By "details they really need" I mean interfaces for the simplest case. I also used the word "entities" to emphasize that DIP is also applicable to procedures and whatever else, not only to classes.
Dependency Injection. It's only applicable to DI-enabled entities. DI-enabled entity is an entity which is "open" for configuring its behavior without changing its internals. There are 2 basic kinds of injection (when talking about classes):
- Constructor Injection - is when you pass all the required "abstract details" to the object just by the moment it's about to be constructed.
- Setter Injection - is when you "clarify" the required aspects after the object has already been created.
So, the definition is probably like following: Dependency Injection is a process of passing the "abstract details" to the entity that really needs these details.
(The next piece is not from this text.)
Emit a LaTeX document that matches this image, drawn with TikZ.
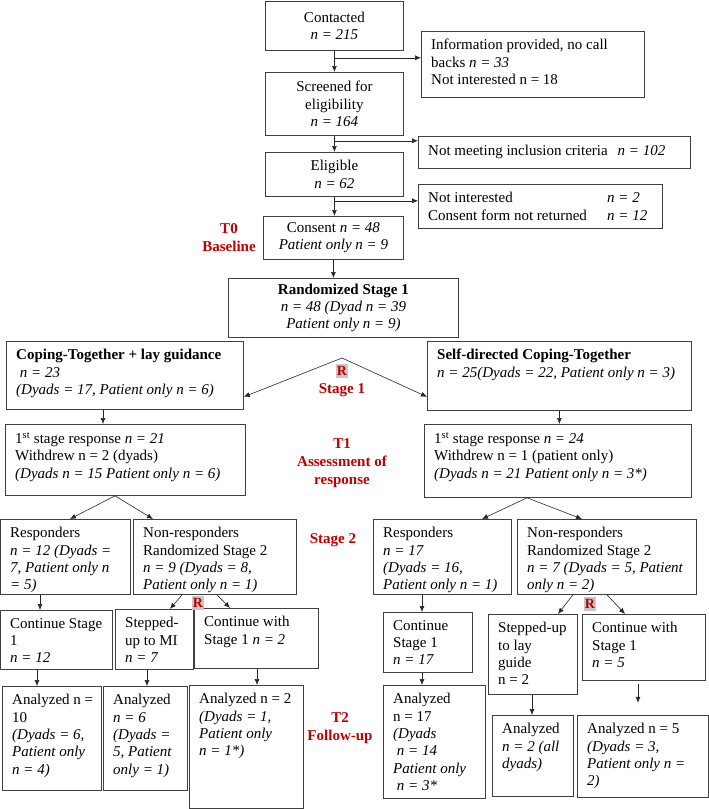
\documentclass[tikz,border=0pt]{standalone}
\usepackage{fontspec}
\setmainfont{Liberation Serif}
\usetikzlibrary{arrows.meta,calc}
\definecolor{lblred}{HTML}{C00000}
\tikzset{
 boxsty/.style={draw=black!75, line width=0.8pt, inner sep=0pt},
 txtsty/.style={align=left, inner sep=0pt, font=\fontsize{15}{17.4}\selectfont},
 ctxt/.style={align=center, inner sep=0pt, font=\fontsize{15}{17.4}\selectfont},
 arr/.style={-{Latex[length=6pt,width=5pt]}, line width=0.6pt, draw=black!85},
 lbl/.style={text=lblred, font=\fontsize{15}{18}\selectfont\bfseries, align=center, inner sep=0pt},
 rmark/.style={text=lblred, fill=black!22, font=\fontsize{14}{14}\selectfont\bfseries, inner xsep=1pt, inner ysep=2pt}
}
\newcommand{\mkbox}[5]{\node[boxsty, anchor=north west, minimum width={(#4)-(#2)}, minimum height={(#5)-(#3)}] (#1) at (#2,#3) {};}
\newcommand{\ltext}[2]{\node[txtsty, anchor=north west] (#1t) at ($(#1.north west)+(10,8)$) {#2};}
\newcommand{\ctext}[2]{\node[ctxt] (#1t) at (#1.center) {#2};}
\begin{document}
\begin{tikzpicture}[x=1pt,y=-1pt]
\useasboundingbox (0,0) rectangle (709,809);
% boxes
\mkbox{contacted}{265}{1}{403}{50}
\ctext{contacted}{Contacted\\ \textit{n = 215}}
\mkbox{info}{421}{31}{644}{97}
\ltext{info}{Information provided, no call\\ backs \textit{n = 33}\\ Not interested n = 18}
\mkbox{screened}{265}{72}{403}{135}
\ctext{screened}{Screened for\\ eligibility\\ \textit{n = 164}}
\mkbox{notmeet}{418}{136}{690}{168}
\node[txtsty, anchor=west] (notmeett) at ($(notmeet.west)+(10,0)$) {Not meeting inclusion criteria\hspace{10pt}\textit{n = 102}};
\mkbox{eligible}{265}{152}{403}{196}
\ctext{eligible}{Eligible\\ \textit{n = 62}}
\mkbox{notint}{418}{184}{662}{228}
\node[txtsty, anchor=west] (notintt) at ($(notint.west)+(10,0)$) {\makebox[179pt][l]{Not interested}\textit{n = 2}\\ \makebox[179pt][l]{Consent form not returned}\textit{n = 12}};
\mkbox{consent}{263}{216}{403}{259}
\ctext{consent}{Consent \textit{n = 48}\\ \textit{Patient only n = 9}}
\mkbox{random}{228}{278}{458}{337}
\ctext{random}{\textbf{Randomized Stage 1}\\ \textit{n = 48 (Dyad n = 39}\\ \textit{Patient only n = 9)}}
\mkbox{coping}{6}{341}{243}{409}
\ltext{coping}{\textbf{Coping-Together + lay guidance}\\ \textit{ n = 23}\\ \textit{(Dyads = 17, Patient only n = 6)}}
\mkbox{self}{427}{341}{691}{410}
\ltext{self}{\textbf{Self-directed Coping-Together}\\ \textit{n = 25(Dyads = 22, Patient only n = 3)}}
\mkbox{s1l}{5}{424}{245}{495}
\ltext{s1l}{1\textsuperscript{st} stage response \textit{n = 21}\\ Withdrew n = 2 (dyads)\\ \textit{(Dyads n = 15 Patient only n = 6)}}
\mkbox{s1r}{424}{424}{691}{497}
\ltext{s1r}{1\textsuperscript{st} stage response \textit{n = 24}\\ Withdrew n = 1 (patient only)\\ \textit{(Dyads n = 21 Patient only n = 3*)}}
\mkbox{respl}{0}{519}{130}{594}
\ltext{respl}{Responders\\ \textit{n = 12 (Dyads =}\\ \textit{7, Patient only n}\\ \textit{= 5)}}
\mkbox{nonrl}{133}{519}{296}{594}
\ltext{nonrl}{Non-responders\\ Randomized Stage 2\\ \textit{n = 9 (Dyads = 8,}\\ \textit{Patient only n = 1)}}
\mkbox{respr}{373}{519}{511}{594}
\ltext{respr}{Responders\\ \textit{n = 17}\\ \textit{(Dyads = 16,}\\ \textit{Patient only n = 1)}}
\mkbox{nonrr}{517}{519}{696}{594}
\ltext{nonrr}{Non-responders\\ Randomized Stage 2\\ \textit{n = 7 (Dyads = 5, Patient}\\ \textit{only n = 2)}}
\mkbox{contl}{0}{610}{112}{669}
\ltext{contl}{Continue Stage\\ 1\\ \textit{n = 12}}
\mkbox{stepmi}{115}{609}{193}{669}
\ltext{stepmi}{Stepped-\\ up to MI\\ \textit{n = 7}}
\mkbox{contn2}{194}{608}{318}{668}
\ltext{contn2}{Continue with\\ Stage 1 \textit{n = 2}}
\mkbox{anl}{2}{686}{101}{790}
\ltext{anl}{Analyzed n =\\ 10\\ \textit{(Dyads = 6,}\\ \textit{Patient only}\\ \textit{n = 4)}}
\mkbox{an6}{103}{686}{187}{790}
\ltext{an6}{Analyzed\\ \textit{n = 6}\\ \textit{(Dyads =}\\ \textit{5, Patient}\\ \textit{only = 1)}}
\mkbox{an2}{189}{685}{303}{808}
\ltext{an2}{Analyzed n = 2\\ \textit{(Dyads = 1,}\\ \textit{Patient only}\\ \textit{n = 1*)}}
\mkbox{contr}{383}{612}{472}{672}
\ltext{contr}{Continue\\ Stage 1\\ \textit{n = 17}}
\mkbox{an17}{383}{685}{485}{798}
\ltext{an17}{Analyzed\\ n = 17\\ \textit{(Dyads}\\ \textit{\ n = 14}\\ \textit{Patient only}\\ \textit{\ n = 3*}}
\mkbox{steplay}{488}{614}{577}{694}
\ltext{steplay}{Stepped-up\\ to lay\\ guide\\ n = 2}
\mkbox{contn5}{582}{614}{705}{680}
\ltext{contn5}{Continue with\\ Stage 1\\ \textit{n = 5}}
\mkbox{anall}{492}{715}{573}{796}
\ltext{anall}{Analyzed\\ \textit{n = 2 (all}\\ \textit{dyads)}}
\mkbox{an5}{577}{715}{708}{797}
\ltext{an5}{Analyzed n = 5\\ \textit{(Dyads = 3,}\\ \textit{Patient only n =}\\ \textit{2)}}
% labels
\node[lbl] (t0) at (229,238) {T0\\Baseline};
\node[lbl] (stage1) at (342,390) {Stage 1};
\node[lbl] (t1) at (342,463) {T1\\Assessment of\\response};
\node[lbl] (stage2) at (333,540) {Stage 2};
\node[lbl] (t2) at (340,728) {T2\\Follow-up};
\node[rmark] (r1m) at (342,371) {R};
\node[rmark] (r2m) at (198,603) {R};
\node[rmark] (r3m) at (590,604) {R};
% top arrows
\draw[arr] (contacted.south) -- (contacted.south |- screened.north);
\coordinate (k1) at ($(contacted.south)+(0,7)$);
\draw[arr] (k1) -- (k1 -| info.west);
\draw[arr] (screened.south) -- (screened.south |- eligible.north);
\coordinate (k2) at ($(screened.south)+(0,5)$);
\draw[arr] (k2) -- (k2 -| notmeet.west);
\draw[arr] (eligible.south) -- (eligible.south |- consent.north);
\coordinate (k3) at ($(eligible.south)+(0,4)$);
\draw[arr] (k3) -- (k3 -| notint.west);
\draw[arr] (consent.south) -- (consent.south |- random.north);
% stage 1 randomization
\coordinate (r1) at (342,358);
\draw[arr] (r1) -- ([yshift=13pt]coping.south east);
\draw[arr] (r1) -- ([yshift=14pt]self.south west);
\coordinate (cs) at ($(coping.south west)+(97,0)$);
\draw[arr] (cs) -- (cs |- s1l.north);
\draw[arr] (self.south) -- (self.south |- s1r.north);
% splits after T1
\coordinate (sl) at ($(s1l.south west)+(110,0)$);
\draw[arr] (sl) -- ($(respl.north west)+(70,0)$);
\draw[arr] (sl) -- ($(nonrl.north west)+(20,0)$);
\coordinate (sr) at ($(s1r.south west)+(103,0)$);
\draw[arr] (sr) -- ($(respr.north west)+(109,0)$);
\draw[arr] (sr) -- ($(nonrr.north west)+(65,0)$);
% stage 2 left
\coordinate (rl) at ($(respl.south west)+(40,0)$);
\draw[arr] (rl) -- (rl |- contl.north);
\draw[arr] ($(nonrl.south west)+(49,0)$) -- ($(stepmi.north west)+(55,0)$);
\draw[arr] ($(nonrl.south west)+(84,0)$) -- ($(contn2.north west)+(36,0)$);
\coordinate (cl) at ($(contl.south west)+(37,0)$);
\draw[arr] (cl) -- (cl |- anl.north);
\coordinate (sm) at ($(stepmi.south west)+(32,0)$);
\draw[arr] (sm) -- (sm |- an6.north);
\coordinate (c2) at ($(contn2.south west)+(63,0)$);
\draw[arr] (c2) -- (c2 |- an2.north);
% stage 2 right
\coordinate (rr) at ($(respr.south west)+(49,0)$);
\draw[arr] (rr) -- (rr |- contr.north);
\coordinate (cr) at ($(contr.south west)+(39,0)$);
\draw[arr] (cr) -- (cr |- an17.north);
\draw[arr] ($(nonrr.south west)+(56,0)$) -- ($(steplay.north west)+(70,0)$);
\draw[arr] ($(nonrr.south west)+(90,0)$) -- ($(contn5.north west)+(43,0)$);
\coordinate (sl2) at ($(steplay.south west)+(44,0)$);
\draw[arr] (sl2) -- (sl2 |- anall.north);
\coordinate (c5a) at ($(contn5.south west)+(56,3)$);
\coordinate (c5b) at ($(contn5.south west)+(56,22)$);
\draw[arr] (c5a) -- (c5b);
\end{tikzpicture}
\end{document}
By "really needs these details" I mean interfaces for the simplest case. The word "entities" is, as always, used to emphasize that DI is also applicable to procedures and whatever else.
Inversion of Control. It's often defined as "difference between libraries and frameworks", as "writing programs the either way you did in procedural programming" and so forth. That the most confusing thing for me. I believe that main idea here is just about initiating any actions. Either you do something "whenever you want" (Procedural way), or you "wait" until someone asks you (IoC way).
My Definition is: IoC is a property of your program's execution flow, when you don't do anything until they ask you to do it.
It sounds exactly as "Hollywood Principle", but I believe that "Hollywood Principle" and IoC are both absolutely the same idea.
Do I understand it?
回答1:
My take on it is this: DIP is the principle that guides us towards DI. Basically, loose coupling is the goal, and there are at least two ways to achieve it.
- Dependency Injection
- Service Locator
However, Service Locator is an anti-pattern and has nothing to do with the DIP. DI, however, is the correct application of the DIP.
The relationship between DI and IoC has been explained before.
BTW, when talking about DI and loose coupling, I find the terminology laid out in Domain-Driven Design the most applicable. Basically, Services are the only kinds of objects subjected to DI.
回答2:
My 20c, start coding. You probably have at least a rough idea of how it works. Coding a proof of concept (POC) is going to be a great way to see how things fit together and work at dev and run time. Reading will only take you so far, doing will really help make it click.
If you don't know where to start, most blog posts about DI have simple examples that you can run up. Don't get stuck on which framework to use (Unity, Spring, Castle Windsor etc) because it really doesn't matter for a POC.